- Born: Frankfurt, Germany
- Education: Mozarteum
- Occupation: Soprano
- Organizations: Oper Zürich; Opernhaus Dortmund;

= Christiane Kohl =

German soprano in opera and concert

Christiane Kohl is a German soprano in opera and concert.

== Career ==

Christiane Kohl was born in Frankfurt and grew up in Idstein. After her Abitur at the Pestalozzi-Gymnasium, she studied at the Mozarteum in Salzburg with Lilian Sukis and Elisabeth Wilke. She received her diploma with distinction in 2003.

In 2000, she made her debut at the Salzburg Festival as First Priestess in Gluck's Iphigénie en Tauride. In 2001, she appeared at the Wiener Kammeroper for the 90th birthday of Gian Carlo Menotti in his presence as Laetitia in his opera Die alte Jungfer und der Dieb. She was a member of the Zurich Opera from 2002 to 2009, performing such roles as Angèle Didier in Der Graf von Luxemburg, Elvira in Rossini's L'italiana in Algeri, the First Lady in Mozart's Die Zauberflöte, Gretel in Humperdinck's Hänsel und Gretel, Helmwige in Die Walküre, Iris in Semele, Lisa in Bellini's La sonnambula, and Musetta in Puccini's La bohème. In 2008, she performed the role of Christine in Intermezzo of Richard Strauss, conducted by Peter Schneider and staged by Jens-Daniel Herzog. A review in the FAZ by Holger Noltze translates to:
With clear articulation, great eloquence and the necessary resources Christiane Kohl met the demands of the role, continually switching through all the shades between parlando and singing, and between a well-judged bitchy tone and finely shaped lines.

In 2008, Kohl recorded in the Frauenkirche Dresden the Christmas oratorio of Gottfried August Homilius, with Annette Markert, Marcus Ullmann, Tobias Berndt, Sächsisches Vocalensemble and Virtuosi Saxoniae, conducted by Ludwig Güttler. With the choir Der Gemischte Chor Zürich she performed in 2008 Mozart's Requiem and Bach's Oster-Oratorium with the Tonhalle Orchester Zürich, and in 2010 Bruckner's Mass in F minor.

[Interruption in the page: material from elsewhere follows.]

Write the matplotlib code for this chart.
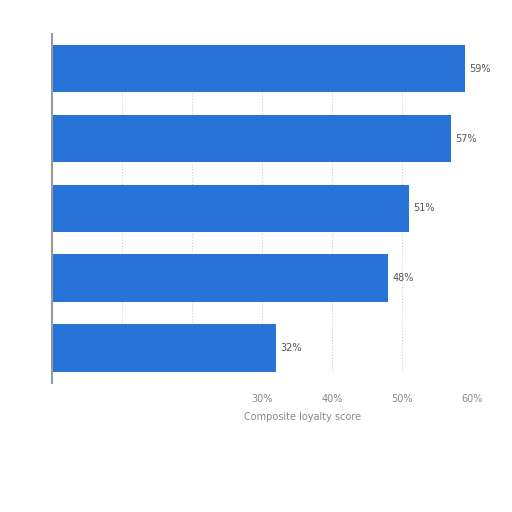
import numpy as np
import matplotlib
matplotlib.use('Agg')
import matplotlib.pyplot as plt

# composite loyalty scores, top bar first
scores = [59, 57, 51, 48, 32]
value_labels = ['59%', '57%', '51%', '48%', '32%']
tick_values = [0, 10, 20, 30, 40, 50, 60]
tick_labels = ['', '', '', '30%', '40%', '50%', '60%']


def main():
    fig = plt.figure(figsize=(5.12, 5.12), dpi=100)
    ax = fig.add_axes([0.102, 0.252, 0.820, 0.682])
    ypos = np.arange(len(scores))
    bar_h = 0.68
    ax.barh(ypos, scores, height=bar_h, color='#2873d8', zorder=2)
    for y, v, lab in zip(ypos, scores, value_labels):
        ax.text(v + 0.6, y, lab, va='center', ha='left', fontsize=7, color='#555555')
    # grid only between the first and last bar
    ax.vlines(tick_values[1:], -bar_h / 2, len(scores) - 1 + bar_h / 2,
              colors='#cccccc', linestyles=':', linewidth=0.8, zorder=0)
    ax.set_xlim(0, 60)
    ax.set_ylim(len(scores) - 0.5, -0.5)
    ax.set_xticks(tick_values)
    ax.set_xticklabels(tick_labels, fontsize=7, color='#888888')
    ax.set_yticks([])
    ax.tick_params(axis='x', length=0, pad=8)
    for s in ['top', 'right', 'bottom']:
        ax.spines[s].set_visible(False)
    ax.spines['left'].set_color('#999999')
    ax.spines['left'].set_linewidth(1.5)
    fig.text(244 / 512, 1 - 417 / 512, 'Composite loyalty score', fontsize=7,
             color='#888888', ha='left', va='center')
    fig.savefig('out.png', dpi=100)


if __name__ == '__main__':
    main()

She has worked as a free-lance singer since 2009. She has performed since 2008 the role of Lisa in Lehárs Das Land des Lächelns at the Volksoper Wien. In the 2009-2010 season, she sang as a guest artist at the Kiel Opera House as Hanna Glawari in Die lustige Witwe.

Kohl made her debut at the Bayreuth Festival in 2009 in four parts of Richard Wagner, Klingsors Zaubermädchen in Parsifal conducted by Daniele Gatti, Woglinde in both Das Rheingold and Götterdämmerung, and Waldvogel in Siegfried, all conducted by Christian Thielemann. She repeated all those parts in 2010. In 2010, she sang at the Oper Frankfurt for the first time, the role of Helmwige in a new production of Die Walküre. In November 2010, she was the soprano soloist in Verdi's Messa da Requiem in St. Martin, Idstein. In February 2011, she performed in her hometown's Unionskirche the first soprano part of Mendelssohn's Lobgesang. In 2011, she performed the part of the Countess in Mozart's Le nozze di Figaro in Klagenfurt. She sang the title role of Mařenka in The Bartered Bride at the Komische Oper Berlin. From the 2011/12 season, she was a member of the Opernhaus Dortmund and appeared in the first production of director Jens-Daniel Herzog, as Senta in Wagner's Der fliegende Holländer, conducted by Jac van Steen, with Andreas Macco in the title role.